Podría pasarme la vida escribiendo y aún así no terminaría de redefinir todos esos conceptos que, mal utilizados, complican más la vida de quienes los repiten que de quienes los pronuncian con una intención específica.

El problema no es la política, ni la filosofía —que busca cuestionar y descartar lo falso más que encontrar una verdad absoluta—.

 

El problema es que vivimos en una sociedad de “gata flora”: que exige la muerte del patriarcado, pero también que papá Estado se haga cargo y que el jefe deposite el sueldo puntualmente.

Quiere los derechos y beneficios del jefe, pero con la carga y la responsabilidad mínima del empleado. No quiere ser esclava del sistema, pero cuando se presenta la posibilidad de elegir, teme y prefiere seguir bajo el ala de quien sea.

Cree defender la diversidad con un discurso fundamentalista que aúna iguales y excluye todo lo demás.

 

Y lo peor no son las ideas que se defienden, sino las contradicciones entre lo que se pide y lo que se quiere obtener.

Hace falta aclarar que no estoy defendiendo “un gobierno ni una idea de gobierno”.

Desde mi opinión personal, creo que cuando se junta toda la lacra de la sociedad, se forma un partido político, y ellos nos devuelven todos nuestros defectos potenciados.
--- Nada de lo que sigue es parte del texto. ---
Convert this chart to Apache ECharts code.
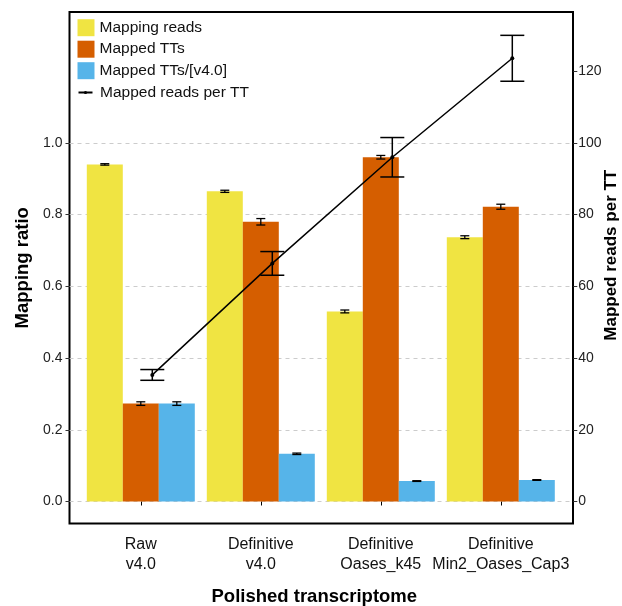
<!DOCTYPE html>
<html><head><meta charset="utf-8">
<script src="https://cdn.jsdelivr.net/npm/echarts@6/dist/echarts.min.js"></script>
<style>html,body{margin:0;padding:0;background:#fff;overflow:hidden}#c{width:622px;height:606px}</style>
</head><body><div id="c"></div>
<script>
// ---- data ----
const categories = ['Raw\nv4.0', 'Definitive\nv4.0', 'Definitive\nOases_k45', 'Definitive\nMin2_Oases_Cap3'];
const seriesNames = ['Mapping reads', 'Mapped TTs', 'Mapped TTs/[v4.0]', 'Mapped reads per TT'];
const mappingReads = [0.940, 0.865, 0.530, 0.737];
const mappingReadsErr = [0.002, 0.003, 0.004, 0.004];
const mappedTTs = [0.273, 0.780, 0.960, 0.822];
const mappedTTsErr = [0.005, 0.009, 0.005, 0.007];
const mappedTTsV4 = [0.273, 0.133, 0.057, 0.060];
const mappedTTsV4Err = [0.005, 0.002, 0.001, 0.001];
const readsPerTT = [35.3, 66.4, 96.0, 123.6];
const readsPerTTErr = [1.5, 3.3, 5.5, 6.4];
const leftAxisMin = 0, leftAxisMax = 1.0, leftAxisStep = 0.2;
const rightAxisMin = 0, rightAxisMax = 120, rightAxisStep = 20;

// ---- style ----
const FONT = 'Liberation Sans, Arial, Helvetica, sans-serif';
const colors = ['#F0E442', '#D55E00', '#56B4E9'];
const CAT_GAP = 0.1;
const barSets = [
  [mappingReads, mappingReadsErr],
  [mappedTTs, mappedTTsErr],
  [mappedTTsV4, mappedTTsV4Err]
];

function errRender(pos, n, capW, lw) {
  return function (params, api) {
    const x = api.value(0), v = api.value(1), e = api.value(2);
    const band = api.size([1, 0])[0];
    const bw = band * (1 - CAT_GAP) / n;
    const cx = api.coord([x, v])[0] + (n > 1 ? (pos - (n - 1) / 2) * bw : 0);
    const top = api.coord([x, v + e])[1];
    const bot = api.coord([x, v - e])[1];
    const hw = capW / 2;
    const st = { stroke: '#000', lineWidth: lw };
    return { type: 'group', children: [
      { type: 'line', shape: { x1: cx, y1: top, x2: cx, y2: bot }, style: st },
      { type: 'line', shape: { x1: cx - hw, y1: top, x2: cx + hw, y2: top }, style: st },
      { type: 'line', shape: { x1: cx - hw, y1: bot, x2: cx + hw, y2: bot }, style: st }
    ]};
  };
}

const series = [];
barSets.forEach((s, i) => {
  series.push({
    name: seriesNames[i], type: 'bar', xAxisIndex: 0, yAxisIndex: 0,
    data: s[0], barGap: '0%', barCategoryGap: (CAT_GAP * 100) + '%',
    itemStyle: { color: colors[i] }, z: 2
  });
});
barSets.forEach((s, i) => {
  series.push({
    type: 'custom', xAxisIndex: 0, yAxisIndex: 0, clip: false, z: 3, silent: true,
    renderItem: errRender(i, barSets.length, 9, 1.3),
    data: s[0].map((v, k) => [k, v, s[1][k]])
  });
});
series.push({
  name: seriesNames[3], type: 'line', xAxisIndex: 1, yAxisIndex: 1, clip: false,
  data: readsPerTT, symbol: 'circle', symbolSize: 4, showSymbol: true,
  itemStyle: { color: '#000' }, lineStyle: { color: '#000', width: 1.5 }, z: 5
});
series.push({
  type: 'custom', xAxisIndex: 1, yAxisIndex: 1, clip: false, z: 5, silent: true,
  renderItem: errRender(0, 1, 24, 1.5),
  data: readsPerTT.map((v, k) => [k, v, readsPerTTErr[k]])
});

const gridBase = { outerBoundsMode: 'none', containLabel: false };
const option = {
  animation: false,
  backgroundColor: '#fff',
  textStyle: { fontFamily: FONT },
  legend: [
    {
      orient: 'vertical', left: 72.5, top: 14.2, itemWidth: 17, itemHeight: 17, itemGap: 4.5,
      textStyle: { fontSize: 15.5, lineHeight: 17, color: '#111', fontFamily: FONT },
      data: [
        { name: seriesNames[0], icon: 'rect' },
        { name: seriesNames[1], icon: 'rect' },
        { name: seriesNames[2], icon: 'rect' }
      ]
    },
    {
      orient: 'vertical', left: 72.5, top: 79, itemWidth: 14, itemHeight: 4,
      textStyle: { fontSize: 15.5, lineHeight: 17, color: '#111', fontFamily: FONT, padding: [0, 0, 0, 2.5] },
      data: [{ name: seriesNames[3] }]
    }
  ],
  grid: [
    Object.assign({ left: 80.8, right: 61.2, top: 142.9, bottom: 104.5 }, gridBase),
    Object.assign({ left: 92.3, right: 49.7, top: 71.2, bottom: 104.5 }, gridBase),
    Object.assign({ left: 69.5, right: 49, top: 12, bottom: 82.5, show: true, borderColor: '#000', borderWidth: 2, backgroundColor: 'transparent' }, gridBase),
    Object.assign({ left: 69.5, right: 49, top: 142.9, bottom: 104.5 }, gridBase)
  ],
  xAxis: [
    { type: 'category', gridIndex: 0, data: categories, offset: 22,
      axisLine: { show: false },
      axisTick: { show: true, alignWithLabel: true, length: 4, lineStyle: { color: '#000' } },
      axisLabel: { fontSize: 16, lineHeight: 20, color: '#111', margin: 11, interval: 0, fontFamily: FONT },
      name: 'Polished transcriptome', nameLocation: 'middle', nameGap: 64,
      nameTextStyle: { fontSize: 18.5, fontWeight: 'bold', color: '#000', fontFamily: FONT, padding: [0, 13, 0, 0] }
    },
    { type: 'category', gridIndex: 1, data: categories, show: false },
    { type: 'value', gridIndex: 2, show: false },
    { type: 'value', gridIndex: 3, show: false }
  ],
  yAxis: [
    { type: 'value', gridIndex: 0, min: leftAxisMin, max: leftAxisMax, interval: leftAxisStep, show: false, splitLine: { show: false } },
    { type: 'value', gridIndex: 1, position: 'right', offset: 1,
      min: rightAxisMin, max: rightAxisMax, interval: rightAxisStep,
      axisLine: { show: false },
      axisTick: { show: true, length: 4, lineStyle: { color: '#333' } },
      axisLabel: { fontSize: 14, color: '#222', margin: 5, fontFamily: FONT },
      splitLine: { show: false }
    },
    { type: 'value', gridIndex: 2, position: 'left', min: 0, max: 1,
      axisLine: { show: false }, axisTick: { show: false }, axisLabel: { show: false }, splitLine: { show: false },
      name: 'Mapping ratio', nameLocation: 'middle', nameRotate: 90, nameGap: 37,
      nameTextStyle: { fontSize: 18.5, fontWeight: 'bold', color: '#000', fontFamily: FONT }
    },
    { type: 'value', gridIndex: 2, position: 'right', min: 0, max: 1,
      axisLine: { show: false }, axisTick: { show: false }, axisLabel: { show: false }, splitLine: { show: false },
      name: 'Mapped reads per TT', nameLocation: 'middle', nameRotate: 90, nameGap: 30,
      nameTextStyle: { fontSize: 17, fontWeight: 'bold', color: '#000', fontFamily: FONT, padding: [0, 0, 0, 25] }
    },
    { type: 'value', gridIndex: 3, position: 'left', min: leftAxisMin, max: leftAxisMax, interval: leftAxisStep,
      axisLine: { show: false },
      axisTick: { show: true, length: 4, lineStyle: { color: '#333' } },
      axisLabel: { fontSize: 14, color: '#222', margin: 7, fontFamily: FONT, formatter: v => v.toFixed(1) },
      splitLine: { show: true, lineStyle: { color: '#cccccc', type: [4, 4], width: 1 } }
    }
  ],
  series: series
};
const chart = echarts.init(document.getElementById('c'), null, { renderer: 'canvas' });
chart.setOption(option);
</script>
</body></html>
Pero seguimos haciendo uso de nuestro “derecho” obligatorio a votar… ¿y si no vamos? ¿O si ponemos el sobre vacío y dejamos que solo elijan sus parientes?

Quizá ese sería un mensaje más coherente con el discurso mayoritario, porque los que están ahí creen que alguien los eligió.

 

Hasta que no miremos hacia adentro y asumamos nuestra responsabilidad “individual”, hasta que no entendamos que no somos seres superiores sino una parte más del ecosistema,

hasta que no veamos las incoherencias del lenguaje y la comunicación, no vamos a poder comprobar que las palabras hacen el mundo y tienen todo el poder de cambiarlo.

Matemos al mensajero, pero quedémonos con el mensaje.